But old assumptions about how freely “Messiah” could be interpreted were beginning to change. An example of a stricter understanding of how to perform “Messiah” was the conductor Johannes Somary’s version with the English Chamber Orchestra in 1970. With its smaller ensemble, much faster tempo and marked sense of restraint by vocalists, it reflected the influence of the “historically informed performance” movement, which would shape recordings of a wide variety of classical music in the coming decades.
This movement encouraged a greater fidelity to scores — in their earliest extant versions, not the received tradition of 19th-century orchestration that had survived into the 20th century — as well as the use of so-called period instruments (gut rather than steel strings on bowed instruments, for example). Most characteristically, the movement advocated a style of singing that discouraged vibrato in favor of a clean tone associated, to modern ears, with Oxbridge boys’ choirs.

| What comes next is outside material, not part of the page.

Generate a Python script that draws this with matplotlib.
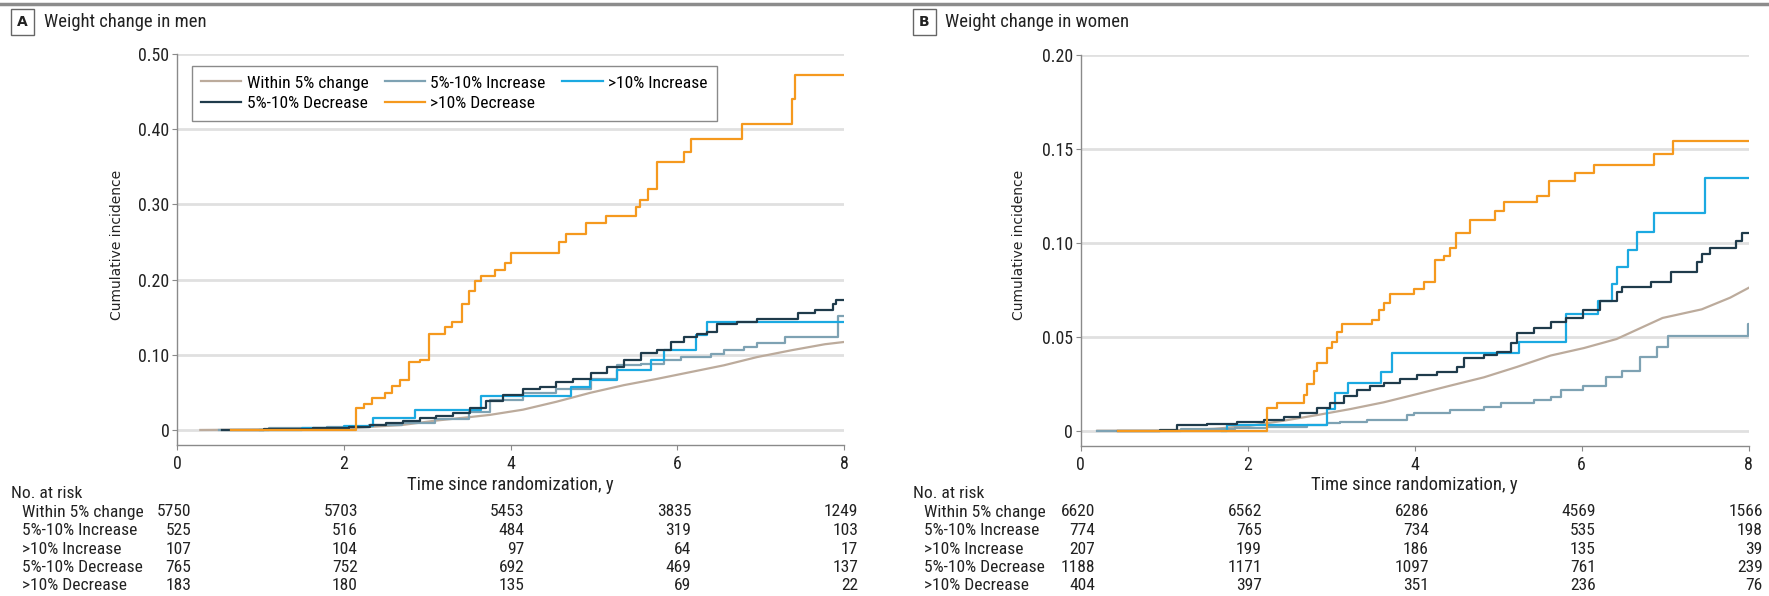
import matplotlib
matplotlib.use('Agg')
import matplotlib.pyplot as plt
from matplotlib import font_manager
from matplotlib.transforms import blended_transform_factory
from matplotlib.lines import Line2D

# ---------------- font choice (prefer a condensed face) ----------------
_fl = font_manager.fontManager.ttflist
_names = {f.name for f in _fl}
FAM, STRETCH = 'DejaVu Sans', 'normal'
for cand in ['Liberation Sans Narrow', 'Roboto Condensed', 'Open Sans Condensed']:
    if cand in _names:
        FAM = cand
        break
else:
    cond = [f for f in _fl if f.name == 'DejaVu Sans' and str(f.stretch) not in ('normal', '500')]
    if cond:
        FAM, STRETCH = 'DejaVu Sans', cond[0].stretch
    elif 'Roboto' in _names:
        FAM = 'Roboto'
plt.rcParams['font.family'] = [FAM, 'DejaVu Sans']
plt.rcParams['font.stretch'] = STRETCH

# ---------------- data ----------------
series_names = ['Within 5% change', '5%-10% Increase', '>10% Increase',
                '5%-10% Decrease', '>10% Decrease']
risk_times = [0, 2, 4, 6, 8]

# Men
men_within_t = [0.28, 1.0, 1.5, 2.0, 2.3, 2.7, 3.1, 3.5, 3.75, 4.15, 4.55, 4.96, 5.36, 5.76, 6.16, 6.56, 6.96, 7.37, 7.77, 8.0]
men_within_v = [0, 0.0005, 0.001, 0.002, 0.004, 0.0066, 0.0124, 0.017, 0.020, 0.027, 0.0375, 0.0495, 0.0596, 0.068, 0.077, 0.086, 0.097, 0.106, 0.114, 0.117]

men_inc5_t = [0.5, 1.1, 1.8, 2.3, 2.7, 3.1, 3.5, 3.75, 4.15, 4.55, 4.96, 5.28, 5.56, 5.84, 6.04, 6.40, 6.56, 6.80, 6.96, 7.29, 7.93, 8.0]
men_inc5_v = [0, 0.002, 0.004, 0.006, 0.009, 0.015, 0.024, 0.04, 0.0486, 0.055, 0.068, 0.086, 0.088, 0.093, 0.097, 0.1015, 0.106, 0.11, 0.115, 0.124, 0.152, 0.152]

men_inc10_t = [1.0, 1.5, 2.0, 2.35, 2.85, 3.65, 4.73, 4.95, 5.28, 5.68, 5.84, 6.22, 6.36, 8.0]
men_inc10_v = [0, 0.002, 0.005, 0.016, 0.027, 0.045, 0.057, 0.067, 0.08, 0.093, 0.106, 0.126, 0.144, 0.144]

men_dec5_t = [0.54, 1.04, 1.63, 2.06, 2.31, 2.51, 2.71, 2.91, 3.11, 3.31, 3.51, 3.71, 3.91, 4.15, 4.35, 4.55, 4.75, 4.96, 5.16, 5.36, 5.56, 5.76, 5.92, 6.08, 6.24, 6.36, 6.48, 6.72, 6.96, 7.45, 7.65, 7.87, 7.91, 8.0]
men_dec5_v = [0, 0.001, 0.003, 0.004, 0.0066, 0.0097, 0.012, 0.0155, 0.019, 0.022, 0.029, 0.038, 0.047, 0.054, 0.057, 0.064, 0.068, 0.076, 0.084, 0.093, 0.102, 0.106, 0.117, 0.124, 0.128, 0.13, 0.141, 0.143, 0.148, 0.155, 0.159, 0.168, 0.173, 0.173]

men_dec10_t = [0.65, 2.15, 2.24, 2.34, 2.5, 2.58, 2.68, 2.78, 2.92, 3.02, 3.22, 3.3, 3.42, 3.5, 3.58, 3.65, 3.82, 3.93, 4.01, 4.58, 4.66, 4.9, 5.15, 5.5, 5.55, 5.65, 5.76, 6.08, 6.17, 6.78, 7.38, 7.41, 8.0]
men_dec10_v = [0, 0.029, 0.034, 0.043, 0.049, 0.058, 0.067, 0.091, 0.093, 0.128, 0.137, 0.144, 0.168, 0.185, 0.198, 0.205, 0.213, 0.222, 0.235, 0.25, 0.26, 0.275, 0.285, 0.297, 0.306, 0.32, 0.356, 0.37, 0.387, 0.407, 0.44, 0.472, 0.472]

men_risk = [[5750, 5703, 5453, 3835, 1249],
            [525, 516, 484, 319, 103],
            [107, 104, 97, 64, 17],
            [765, 752, 692, 469, 137],
            [183, 180, 135, 69, 22]]

# Women
wom_within_t = [0.2, 1.0, 1.6, 2.03, 2.43, 2.83, 3.23, 3.63, 4.03, 4.43, 4.83, 5.23, 5.63, 6.03, 6.42, 6.97, 7.44, 7.78, 8.0]
wom_within_v = [0, 0.0, 0.001, 0.0026, 0.0053, 0.0083, 0.0115, 0.0151, 0.0195, 0.024, 0.0284, 0.034, 0.040, 0.044, 0.0488, 0.060, 0.0646, 0.0708, 0.076]

wom_inc5_t = [0.2, 1.2, 1.85, 2.23, 2.71, 2.95, 3.11, 3.43, 3.91, 3.99, 4.43, 4.83, 5.03, 5.43, 5.63, 5.75, 6.02, 6.29, 6.49, 6.7, 6.9, 7.04, 7.99, 8.0]
wom_inc5_v = [0, 0.0008, 0.0012, 0.0021, 0.003, 0.0042, 0.0048, 0.0057, 0.0083, 0.0092, 0.011, 0.0128, 0.0145, 0.0163, 0.018, 0.0215, 0.024, 0.0285, 0.032, 0.039, 0.0444, 0.0505, 0.0567, 0.0567]

wom_inc10_t = [1.69, 1.75, 2.95, 3.05, 3.2, 3.6, 3.73, 5.25, 5.81, 6.2, 6.36, 6.42, 6.56, 6.66, 6.87, 7.48, 8.0]
wom_inc10_v = [0, 0.003, 0.0115, 0.02, 0.0252, 0.0314, 0.0415, 0.047, 0.062, 0.069, 0.078, 0.087, 0.096, 0.106, 0.116, 0.1345, 0.1345]

wom_dec5_t = [0.45, 0.95, 1.15, 1.51, 1.87, 2.19, 2.43, 2.63, 2.83, 2.99, 3.15, 3.31, 3.47, 3.63, 3.83, 4.03, 4.27, 4.51, 4.59, 4.83, 4.99, 5.15, 5.23, 5.43, 5.63, 5.81, 6.02, 6.22, 6.42, 6.49, 6.83, 7.07, 7.38, 7.44, 7.54, 7.85, 7.92, 8.0]
wom_dec5_v = [0, 0.0005, 0.0028, 0.0037, 0.0044, 0.0058, 0.0073, 0.0094, 0.012, 0.0147, 0.0182, 0.0218, 0.024, 0.0252, 0.0273, 0.0296, 0.0314, 0.034, 0.0385, 0.0403, 0.042, 0.0465, 0.052, 0.0549, 0.0576, 0.060, 0.064, 0.069, 0.074, 0.0763, 0.079, 0.0843, 0.0897, 0.094, 0.097, 0.101, 0.105, 0.105]

wom_dec10_t = [0.45, 2.23, 2.35, 2.67, 2.71, 2.79, 2.83, 2.95, 3.01, 3.07, 3.13, 3.49, 3.57, 3.63, 3.71, 3.99, 4.11, 4.25, 4.35, 4.42, 4.49, 4.66, 4.96, 5.07, 5.47, 5.61, 5.92, 6.15, 6.87, 7.10, 8.0]
wom_dec10_v = [0, 0.012, 0.0146, 0.019, 0.025, 0.032, 0.036, 0.044, 0.047, 0.0525, 0.057, 0.059, 0.0645, 0.068, 0.073, 0.0756, 0.079, 0.0906, 0.0932, 0.097, 0.105, 0.112, 0.117, 0.122, 0.125, 0.133, 0.137, 0.1416, 0.1475, 0.154, 0.154]

wom_risk = [[6620, 6562, 6286, 4569, 1566],
            [774, 765, 734, 535, 198],
            [207, 199, 186, 135, 39],
            [1188, 1171, 1097, 761, 239],
            [404, 397, 351, 236, 76]]

men_yticks = [0, 0.10, 0.20, 0.30, 0.40, 0.50]
men_ytick_labels = ['0', '0.10', '0.20', '0.30', '0.40', '0.50']
wom_yticks = [0, 0.05, 0.10, 0.15, 0.20]
wom_ytick_labels = ['0', '0.05', '0.10', '0.15', '0.20']
xticks = [0, 2, 4, 6, 8]

colors = ['#bcab9c', '#7ea2b3', '#1ba9e1', '#1f3b4b', '#f5991e']

# ---------------- figure ----------------
W, H = 1769, 596
fig = plt.figure(figsize=(W / 100, H / 100), dpi=100)
TXT = '#222222'
SPINE = '#8a8a8a'
_renderer = fig.canvas.get_renderer()


def fit_size(s, target_px, base=12.0, lo=8.0, hi=14.0):
    t = fig.text(0, 0, s, fontsize=base)
    w = t.get_window_extent(renderer=_renderer).width
    t.remove()
    return max(lo, min(hi, base * target_px / max(w, 1)))


FS_TAB = fit_size('Within 5% change', 121)
FS_TITLE = fit_size('Weight change in men', 162)
FS_XLAB = fit_size('Time since randomization, y', 206)
FS_TICK = fit_size('0.50', 31)

fig.add_artist(Line2D([0, 1], [1 - 3.5 / H] * 2, transform=fig.transFigure,
                      color='#8c8c8c', lw=2.5))


def make_panel(left_px, right_px, top_px, bot_px, ylim, yticks, ylabels,
               curves, risk, letter, title, box_px, title_px, ylab_px,
               noat_px, rowlab_px, legend=False):
    ax = fig.add_axes([left_px / W, 1 - bot_px / H, (right_px - left_px) / W,
                       (bot_px - top_px) / H])
    ax.set_xlim(0, 8)
    ax.set_ylim(*ylim)
    for y in yticks:
        ax.plot([0, 8], [y, y], color='#e0e0e0', lw=2, zorder=0, solid_capstyle='butt')
    handles = {}
    for i, (t, v) in enumerate(curves):
        if i == 0:
            h, = ax.plot(t, v, color=colors[i], lw=1.6, zorder=2)
        else:
            h, = ax.step(t, v, where='post', color=colors[i], lw=1.6, zorder=2 + i)
        handles[i] = h
    for s in ['top', 'right']:
        ax.spines[s].set_visible(False)
    for s in ['left', 'bottom']:
        ax.spines[s].set_color(SPINE)
        ax.spines[s].set_linewidth(1.0)
    ax.set_yticks(yticks)
    ax.set_yticklabels(ylabels)
    ax.set_xticks(xticks)
    ax.set_xticklabels([str(x) for x in xticks])
    ax.tick_params(axis='both', direction='out', length=3.5, width=0.8,
                   color=SPINE, labelsize=FS_TICK, labelcolor=TXT)
    ax.tick_params(axis='y', pad=2)
    ax.tick_params(axis='x', pad=4)
    # panel letter + title
    fig.text(box_px / W, 1 - 22 / H, letter, fontsize=10, fontweight='bold',
             family='DejaVu Sans', color=TXT, ha='center', va='center',
             bbox=dict(boxstyle='square,pad=0.45', fc='white', ec='#666666', lw=1))
    fig.text(title_px / W, 1 - 22 / H, title, fontsize=FS_TITLE, color=TXT,
             ha='left', va='center')
    fig.text(ylab_px / W, 1 - 245 / H, 'Cumulative incidence', rotation=90,
             fontsize=10, family='DejaVu Sans', color=TXT, ha='center', va='center')
    tr = blended_transform_factory(ax.transData, fig.transFigure)
    fig.text(4, 1 - 485 / H, 'Time since randomization, y', transform=tr,
             fontsize=FS_XLAB, color=TXT, ha='center', va='center')
    fig.text(noat_px / W, 1 - 493 / H, 'No. at risk', fontsize=FS_TAB, color=TXT,
             ha='left', va='center')
    row_y = [512, 530.5, 549, 567.5, 586]
    for r, name in enumerate(series_names):
        fig.text(rowlab_px / W, 1 - row_y[r] / H, name, fontsize=FS_TAB, color=TXT,
                 ha='left', va='center')
        for c, tt in enumerate(risk_times):
            fig.text(tt + 0.17, 1 - row_y[r] / H, str(risk[r][c]), transform=tr,
                     fontsize=FS_TAB, color=TXT, ha='right', va='center')
    if legend:
        order = [0, 3, 1, 4, 2]
        ax.legend([handles[i] for i in order], [series_names[i] for i in order],
                  ncol=3, loc='upper left', bbox_to_anchor=(0.022, 0.97),
                  frameon=True, fancybox=False, edgecolor='#8a8a8a', framealpha=1,
                  fontsize=FS_TAB, handlelength=2.3, handletextpad=0.3,
                  columnspacing=0.95, labelspacing=0.3, borderpad=0.55,
                  borderaxespad=0)
    return ax


men_curves = [(men_within_t, men_within_v), (men_inc5_t, men_inc5_v),
              (men_inc10_t, men_inc10_v), (men_dec5_t, men_dec5_v),
              (men_dec10_t, men_dec10_v)]
wom_curves = [(wom_within_t, wom_within_v), (wom_inc5_t, wom_inc5_v),
              (wom_inc10_t, wom_inc10_v), (wom_dec5_t, wom_dec5_v),
              (wom_dec10_t, wom_dec10_v)]

make_panel(177, 844, 54, 445, (-0.02, 0.5), men_yticks, men_ytick_labels,
           men_curves, men_risk, 'A', 'Weight change in men',
           22.5, 44, 117, 11, 22.5, legend=True)
make_panel(1080.7, 1748.5, 55, 445.7, (-0.008, 0.2), wom_yticks, wom_ytick_labels,
           wom_curves, wom_risk, 'B', 'Weight change in women',
           924.5, 945, 1019, 913, 924)

fig.savefig('out.png', dpi=100)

Performances like Somary’s, audiences were assured, were more authentic, capturing how Handel had meant the work to be performed, free of the corruptions that had accrued over the centuries. “Messiah” was supposed to be a refreshing draft of cold English spring water, not the stuffed German sausage of conductors such as Otto Klemperer. (Though, oddly enough, Klemperer’s gloriously slow Teutonic “Messiah” with the Philharmonia Orchestra in 1965 is one of the few performances of that era and style that remains highly regarded.)
But this purist view was always dubious. It assumes that the correct approach to performing a piece of music can be “unearthed” in a straightforward archaeological sense. This understanding of authenticity — as something that requires discarding a tradition that evolved organically over time — has been influential, and not only in the world of classical music. It is of a piece, for example, with the 1986 edition of the Oxford Shakespeare, whose editors changed the name “Falstaff” to “Oldcastle” in “Henry IV, Part 1,” as its author may well have written in a manuscript that does not, alas, exist. In doing so they made a speculative attempt at recovering “history” but erased one of the most famous literary creations of all time.
Despite its reverence for the music of earlier eras (and its commendable rediscovery of countless works that had not been performed for centuries), the historically informed performance movement can be seen as a fundamentally modern project, one that unwittingly destroys the past — the actual performance tradition handed down to us by generations of conductors and musicians — in the name of reclaiming it.